Steve Emily and Matt Radcliffe are scared, and they're not too proud to admit it. The Springs Ensemble Theatre production of A Steady Rain makes demands on their acting skills like nothing they've ever done before.
"I'm terrified," Emily says. "If you're not, you're either much more talented than I am or you're delusional.
"Nobody should approach a five-page monologue and not be scared. When I read it, I was like, 'This is insane. Who would take this on?'"
"Every time I show up for rehearsals, it scares the shit out of me," says Radcliffe, who is also an Indy graphic designer. "I think that's a good thing because it means we're exploring territory that's not safe."

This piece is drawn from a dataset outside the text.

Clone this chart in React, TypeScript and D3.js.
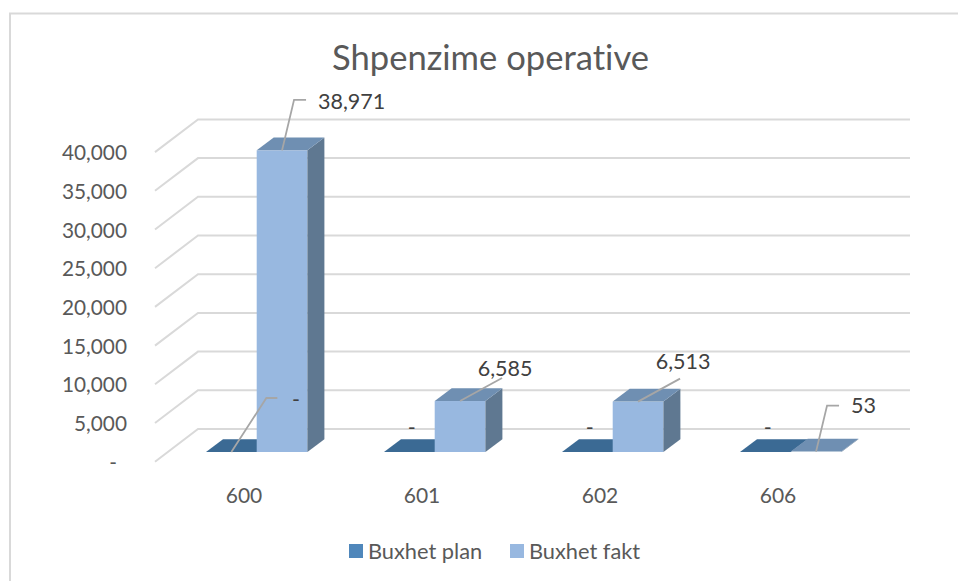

Keith Huff's 2006 drama focuses on two Chicago cops, on-the-job partners who grew up together. Now, Denny and Joey must figure out how to function as cops — and as human beings — after a cataclysmic mistake involving a serial killer based on Jeffrey Dahmer, otherwise known as the Milwaukee Cannibal.
"It's certainly unlike anything we've done here before. I don't recall another show like it in town. The structure of it is unique," says Emily, a SET founding member. The script is basically two monologues stitched together, showing the men struggling to find their way.
He says that if you like the antiheroes of Breaking Bad and The Sopranos, you'll love the "stripped-down lyricism" of A Steady Rain. Huff, the playwright, has co-produced and written for House of Cards and Mad Men, TV shows that examine society's underbelly.
"I think the takeaway from the play is not only this story of surrender to the darker side of your personality, but also it's a very character-driven situation, and the two guys are basically in the middle of it for the entire 90 minutes," director and SET member David Plambeck says. "I feel the main takeaway will be watching these two actors just do some phenomenal stuff on stage."